◆ **Raw data**:
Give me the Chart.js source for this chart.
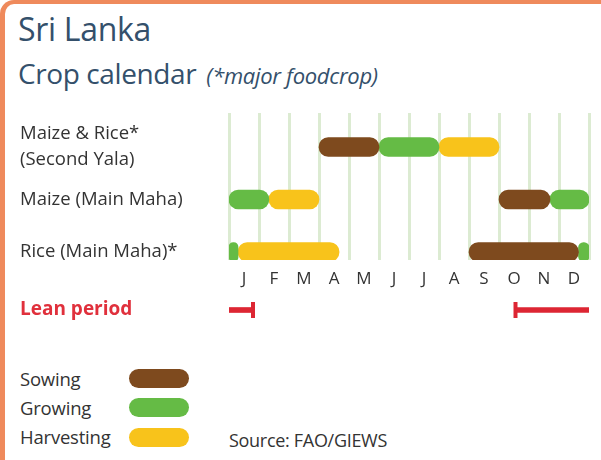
<!DOCTYPE html>
<html>
<head>
<meta charset="utf-8">
<script src="https://cdn.jsdelivr.net/npm/chart.js@4"></script>
<style>
  html, body { margin: 0; padding: 0; background: #fff; }
  body { width: 601px; height: 460px; position: relative; overflow: hidden; font-family: "Open Sans", sans-serif; }
  #frame { position: absolute; left: 0; top: 0; width: 640px; height: 520px; box-sizing: border-box;
           border-top: 4px solid #ef8a5c; border-left: 5px solid #ef8a5c; border-top-left-radius: 14px; }
  .t1 { position: absolute; left: 18px; top: 7px; font-size: 32px; line-height: 44px; color: #34506b; letter-spacing: -0.3px; }
  .t2 { position: absolute; left: 18px; top: 53px; font-size: 28px; line-height: 40px; color: #34506b; letter-spacing: -0.4px; }
  .t2 i { font-size: 22px; margin-left: 10px; letter-spacing: -0.3px; }
  #main { position: absolute; left: 0; top: 95px; }
  #lean { position: absolute; left: 0; top: 295px; }
  .leg { position: absolute; left: 20px; font-size: 18.5px; line-height: 24px; color: #333; letter-spacing: -0.2px; }
  .pill { position: absolute; left: 129px; width: 60px; height: 19px; border-radius: 10px; }
  .src { position: absolute; left: 229px; top: 428px; font-size: 18px; line-height: 24px; color: #333; letter-spacing: -0.3px; }
</style>
</head>
<body>
<div id="frame"></div>
<div class="t1">Sri Lanka</div>
<div class="t2">Crop calendar<i>(*major foodcrop)</i></div>
<canvas id="main" width="601" height="200"></canvas>
<canvas id="lean" width="601" height="30"></canvas>
<div class="leg" style="top:367px">Sowing</div>
<div class="pill" style="top:369px;background:#7e4a1e"></div>
<div class="leg" style="top:396px">Growing</div>
<div class="pill" style="top:398px;background:#65bb45"></div>
<div class="leg" style="top:425px">Harvesting</div>
<div class="pill" style="top:428px;background:#f8c31b"></div>
<div class="src">Source: FAO/GIEWS</div>
<script>
// ---- data ----
const months = ['J','F','M','A','M','J','J','A','S','O','N','D'];
const crops = [['Maize & Rice*', '(Second Yala)'], 'Maize (Main Maha)', 'Rice (Main Maha)*'];
// [crop index, start, end] in months counted from 1 January
const sowing = [[0, 3, 5], [1, 9, 10.7], [2, 8, 11.65]];
const growing = [[0, 5, 7], [1, 0, 1.33], [1, 10.7, 12], [2, 0, 0.3], [2, 11.65, 12]];
const harvesting = [[0, 7, 9], [1, 1.33, 3], [2, 0.3, 3.67]];
const leanPeriods = [[0, 0.8], [9.55, 12]];
const leanCaps = [0.8, 9.55];

const COLORS = { sowing: '#7e4a1e', growing: '#65bb45', harvesting: '#f8c31b', lean: '#dd2633' };
const FONT = '"Open Sans", sans-serif';

function toBars(list) { return list.map(([c, s, e]) => ({ x: [s, e], y: c })); }
function stage(label, list, color) {
  return { label, data: toBars(list), backgroundColor: color, borderWidth: 0,
           borderRadius: 12, borderSkipped: false, barThickness: 19, grouped: false };
}

new Chart(document.getElementById('main'), {
  type: 'bar',
  data: { datasets: [
    stage('Sowing', sowing, COLORS.sowing),
    stage('Growing', growing, COLORS.growing),
    stage('Harvesting', harvesting, COLORS.harvesting)
  ]},
  options: {
    indexAxis: 'y', responsive: false, animation: false,
    layout: { padding: { left: 20, right: 12, top: 18, bottom: 0 } },
    plugins: { legend: { display: false }, tooltip: { enabled: false } },
    scales: {
      x: { type: 'linear', min: 0, max: 12, display: false },
      xm: { type: 'category', labels: months, position: 'bottom', offset: true,
            grid: { offset: true, color: '#dcebd2', lineWidth: 3, drawTicks: false },
            border: { display: false },
            ticks: { color: '#333', font: { family: FONT, size: 17 }, padding: 9, maxRotation: 0, autoSkip: false },
            afterFit: s => { s.height = 35; } },
      y: { type: 'linear', reverse: true, offset: false, min: -0.648, max: 2.152,
           grid: { display: false }, border: { display: false },
           afterBuildTicks: s => { s.ticks = crops.map((_, i) => ({ value: i })); },
           ticks: { color: '#333', crossAlign: 'far', padding: 0, autoSkip: false,
                    font: { family: FONT, size: 18.5, lineHeight: 1.4 },
                    callback: v => crops[v] },
           afterFit: s => { s.width = 209; } }
    }
  }
});

new Chart(document.getElementById('lean'), {
  type: 'bar',
  data: { labels: ['Lean period'], datasets: [
    { type: 'bar', data: leanPeriods.map(([s, e]) => ({ x: [s, e], y: 'Lean period' })),
      backgroundColor: COLORS.lean, borderWidth: 0, barThickness: 5, grouped: false },
    { type: 'scatter', data: leanCaps.map(v => ({ x: v, y: 'Lean period' })),
      pointStyle: 'line', rotation: 90, radius: 8, borderWidth: 4,
      borderColor: COLORS.lean, backgroundColor: COLORS.lean }
  ]},
  options: {
    indexAxis: 'y', responsive: false, animation: false,
    layout: { padding: { left: 20, right: 12, top: 0, bottom: 0 } },
    plugins: { legend: { display: false }, tooltip: { enabled: false } },
    scales: {
      x: { type: 'linear', min: 0, max: 12, display: false },
      y: { type: 'category', grid: { display: false }, border: { display: false },
           ticks: { color: '#e0303c', crossAlign: 'far', padding: 0,
                    font: { family: FONT, size: 19, weight: 'bold' } },
           afterFit: s => { s.width = 209; } }
    }
  }
});
</script>
</body>
</html>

◆ **Your task**: Return each line from the material above exactly, but not the pictures.

◆ **Task result**:
Give me the Chart.js source for this chart.
<!DOCTYPE html>
<html>
<head>
<meta charset="utf-8">
<script src="https://cdn.jsdelivr.net/npm/chart.js@4"></script>
<style>
  html, body { margin: 0; padding: 0; background: #fff; }
  body { width: 601px; height: 460px; position: relative; overflow: hidden; font-family: "Open Sans", sans-serif; }
  #frame { position: absolute; left: 0; top: 0; width: 640px; height: 520px; box-sizing: border-box;
           border-top: 4px solid #ef8a5c; border-left: 5px solid #ef8a5c; border-top-left-radius: 14px; }
  .t1 { position: absolute; left: 18px; top: 7px; font-size: 32px; line-height: 44px; color: #34506b; letter-spacing: -0.3px; }
  .t2 { position: absolute; left: 18px; top: 53px; font-size: 28px; line-height: 40px; color: #34506b; letter-spacing: -0.4px; }
  .t2 i { font-size: 22px; margin-left: 10px; letter-spacing: -0.3px; }
  #main { position: absolute; left: 0; top: 95px; }
  #lean { position: absolute; left: 0; top: 295px; }
  .leg { position: absolute; left: 20px; font-size: 18.5px; line-height: 24px; color: #333; letter-spacing: -0.2px; }
  .pill { position: absolute; left: 129px; width: 60px; height: 19px; border-radius: 10px; }
  .src { position: absolute; left: 229px; top: 428px; font-size: 18px; line-height: 24px; color: #333; letter-spacing: -0.3px; }
</style>
</head>
<body>
<div id="frame"></div>
<div class="t1">Sri Lanka</div>
<div class="t2">Crop calendar<i>(*major foodcrop)</i></div>
<canvas id="main" width="601" height="200"></canvas>
<canvas id="lean" width="601" height="30"></canvas>
<div class="leg" style="top:367px">Sowing</div>
<div class="pill" style="top:369px;background:#7e4a1e"></div>
<div class="leg" style="top:396px">Growing</div>
<div class="pill" style="top:398px;background:#65bb45"></div>
<div class="leg" style="top:425px">Harvesting</div>
<div class="pill" style="top:428px;background:#f8c31b"></div>
<div class="src">Source: FAO/GIEWS</div>
<script>
// ---- data ----
const months = ['J','F','M','A','M','J','J','A','S','O','N','D'];
const crops = [['Maize & Rice*', '(Second Yala)'], 'Maize (Main Maha)', 'Rice (Main Maha)*'];
// [crop index, start, end] in months counted from 1 January
const sowing = [[0, 3, 5], [1, 9, 10.7], [2, 8, 11.65]];
const growing = [[0, 5, 7], [1, 0, 1.33], [1, 10.7, 12], [2, 0, 0.3], [2, 11.65, 12]];
const harvesting = [[0, 7, 9], [1, 1.33, 3], [2, 0.3, 3.67]];
const leanPeriods = [[0, 0.8], [9.55, 12]];
const leanCaps = [0.8, 9.55];

const COLORS = { sowing: '#7e4a1e', growing: '#65bb45', harvesting: '#f8c31b', lean: '#dd2633' };
const FONT = '"Open Sans", sans-serif';

function toBars(list) { return list.map(([c, s, e]) => ({ x: [s, e], y: c })); }
function stage(label, list, color) {
  return { label, data: toBars(list), backgroundColor: color, borderWidth: 0,
           borderRadius: 12, borderSkipped: false, barThickness: 19, grouped: false };
}

new Chart(document.getElementById('main'), {
  type: 'bar',
  data: { datasets: [
    stage('Sowing', sowing, COLORS.sowing),
    stage('Growing', growing, COLORS.growing),
    stage('Harvesting', harvesting, COLORS.harvesting)
  ]},
  options: {
    indexAxis: 'y', responsive: false, animation: false,
    layout: { padding: { left: 20, right: 12, top: 18, bottom: 0 } },
    plugins: { legend: { display: false }, tooltip: { enabled: false } },
    scales: {
      x: { type: 'linear', min: 0, max: 12, display: false },
      xm: { type: 'category', labels: months, position: 'bottom', offset: true,
            grid: { offset: true, color: '#dcebd2', lineWidth: 3, drawTicks: false },
            border: { display: false },
            ticks: { color: '#333', font: { family: FONT, size: 17 }, padding: 9, maxRotation: 0, autoSkip: false },
            afterFit: s => { s.height = 35; } },
      y: { type: 'linear', reverse: true, offset: false, min: -0.648, max: 2.152,
           grid: { display: false }, border: { display: false },
           afterBuildTicks: s => { s.ticks = crops.map((_, i) => ({ value: i })); },
           ticks: { color: '#333', crossAlign: 'far', padding: 0, autoSkip: false,
                    font: { family: FONT, size: 18.5, lineHeight: 1.4 },
                    callback: v => crops[v] },
           afterFit: s => { s.width = 209; } }
    }
  }
});

new Chart(document.getElementById('lean'), {
  type: 'bar',
  data: { labels: ['Lean period'], datasets: [
    { type: 'bar', data: leanPeriods.map(([s, e]) => ({ x: [s, e], y: 'Lean period' })),
      backgroundColor: COLORS.lean, borderWidth: 0, barThickness: 5, grouped: false },
    { type: 'scatter', data: leanCaps.map(v => ({ x: v, y: 'Lean period' })),
      pointStyle: 'line', rotation: 90, radius: 8, borderWidth: 4,
      borderColor: COLORS.lean, backgroundColor: COLORS.lean }
  ]},
  options: {
    indexAxis: 'y', responsive: false, animation: false,
    layout: { padding: { left: 20, right: 12, top: 0, bottom: 0 } },
    plugins: { legend: { display: false }, tooltip: { enabled: false } },
    scales: {
      x: { type: 'linear', min: 0, max: 12, display: false },
      y: { type: 'category', grid: { display: false }, border: { display: false },
           ticks: { color: '#e0303c', crossAlign: 'far', padding: 0,
                    font: { family: FONT, size: 19, weight: 'bold' } },
           afterFit: s => { s.width = 209; } }
    }
  }
});
</script>
</body>
</html>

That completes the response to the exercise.